7. The appellant pointed out that the second set of bills filed by the respondents, even on a cursory glance, showed that they were totally different

one. In these circumstances, the Arbitrator must have satisfied himself that the outstanding amount claimed by the respondents must be shown as

relatable to the bills. He pointed out that there was no acknowledgment of the liability as stated with reference to the letter dated 21.9.1994.

Referring to the balance sheet as on 31.3.1995, he submitted that the learned Arbitrator had not considered three items given as credit

subsequently. Hence, the Arbitrator ought to have taken note of the net amount alone for the purpose of resolving the issue. He pointed out to the

various documents relating to each one of the appellants and contended that mere amount tallying between the two bills does not give a reasoning

for passing an award.

8. Learned counsel, in this connection, placed reliance on the decision reported in Steel Authority of India Limited Vs. J.C. Budharaja,

Government and Mining Contractor, and Popat and Kotecha Property Vs. State Bank of India Staff Association, on the ground that the award

passed ignoring the period of limitation would be violating the public policy and hence liable to be interfered with u/s 34. Any award passed against

the statutory provisions or ignoring the same is against public policy and hence, he relied on the decision reported in Oil and Natural Gas

Corporation Ltd. Vs. SAW Pipes Ltd., and contended that the order in appeal confirming the award is totally erroneous and unsustainable. On the

question of interest, he referred to the decision reported in Krishna Bhagya Jala Nigam Ltd. Vs. G. Harischandra Reddy and Another, that in any

event, the award should carry a normal interest and not an abnormally high interest rate.

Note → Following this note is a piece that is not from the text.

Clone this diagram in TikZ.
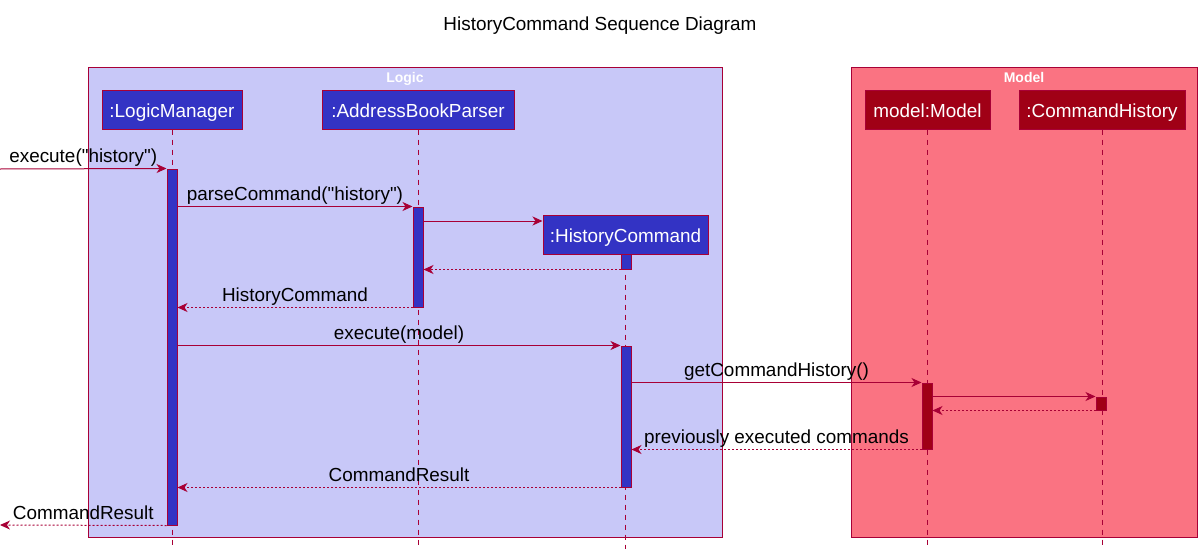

9. Per contra, Mr. Venkatavaradhan, learned Counsel for the respondents, pointed out that the agreement between the parties dated 9.3.1996

was on very wide terms. He submitted that the parties specifically agreed that the cut-off date for the purposes of arbitration was 31.3.1995.

Pointing out to the balance sheet which was placed before the Arbitrator for his consideration as regards the claims and counter claims, he

submitted that the schedule of sundry creditors in the case of the appellants included the name of the respondents herein, specifiying the amount

due. He submitted that the claim of the parties was decided in terms of the balance sheets of the parties herein; as such, no exception could be

taken to the award passed in terms of the acknowledged liability of the appellants.

10. Pointing out to the jurisdiction of this Court u/s 34 of the Arbitration and Conciliation Act, 1996, learned Counsel placed reliance on the

decision reported in Oil and Natural Gas Corporation Ltd. Vs. SAW Pipes Ltd., that the Apex Court has interpreted Section 34 of the Arbitration

Act, 1996 that the jurisdiction of this Court is not that of an appellate Court and that the jurisdiction is corrective only to the extent laid down u/s

34 as explained by the Apex Court. He submitted that the learned single Judge had correctly held that the jurisdiction u/s 34 was not that of a

Court of appeal and hence, no exception should be taken to the view of the learned single Judge in dismissing the petition filed by the appellants.

11. We heard the argument of the learned Counsel on either side and perused the materials on record. Before dealing with the contention of the

counsel herein, the provision of Section 34 of the Arbitration and Conciliation Act, 1996 relating to the scope of jurisdiction of this Court need to

be noted.

12. The relevant clauses of Section 34 of the Arbitration and Conciliation Act reads as follows:

34. Application for setting aside arbitral award:

(1) Recourse to a Court against an arbitral award may be made only by an application for setting aside such award in accordance with Sub-section

(2) and Sub-section (3).

(2) An Arbitral award may be set aside by the Court only if-

(a) the party making the application furnishes proof that-

(i) a party was under some incapacity; or

(ii) the arbitration agreement is not valid under the law to which the parties have subjected it or, failing any indication thereon, under the law for the

time being in force; or

(iii) the party making the application was not given proper notice of the appointment of an arbitrator or of the arbitral proceedings or was otherwise

unable to present his case; or

(iv) the arbitral award deals with a dispute not contemplated by or not falling within the terms of the submission to arbitration, or it contains

decisions on matters beyond the scope of the submission to arbitration:

Provided that, if the decisions on matters submitted to arbitration can be separated from those not so submitted, only that part of the arbitral award

which contains decisions on matters not submitted to arbitration may be set aside; or

(v) the composition of the arbitral tribunal or the arbitral procedure was not in accordance with the agreement of the parties, unless such agreement

was in conflict with a provision of this Part from which the parties cannot derogate, or, failing such agreement, was not in accordance with this Part;

or

(b) the Court finds that-

(i) the subject-matter of the dispute is not capable of settlement by arbitration under the law for the time being in force, or

(ii) the arbitral award is in conflict with the public policy of India.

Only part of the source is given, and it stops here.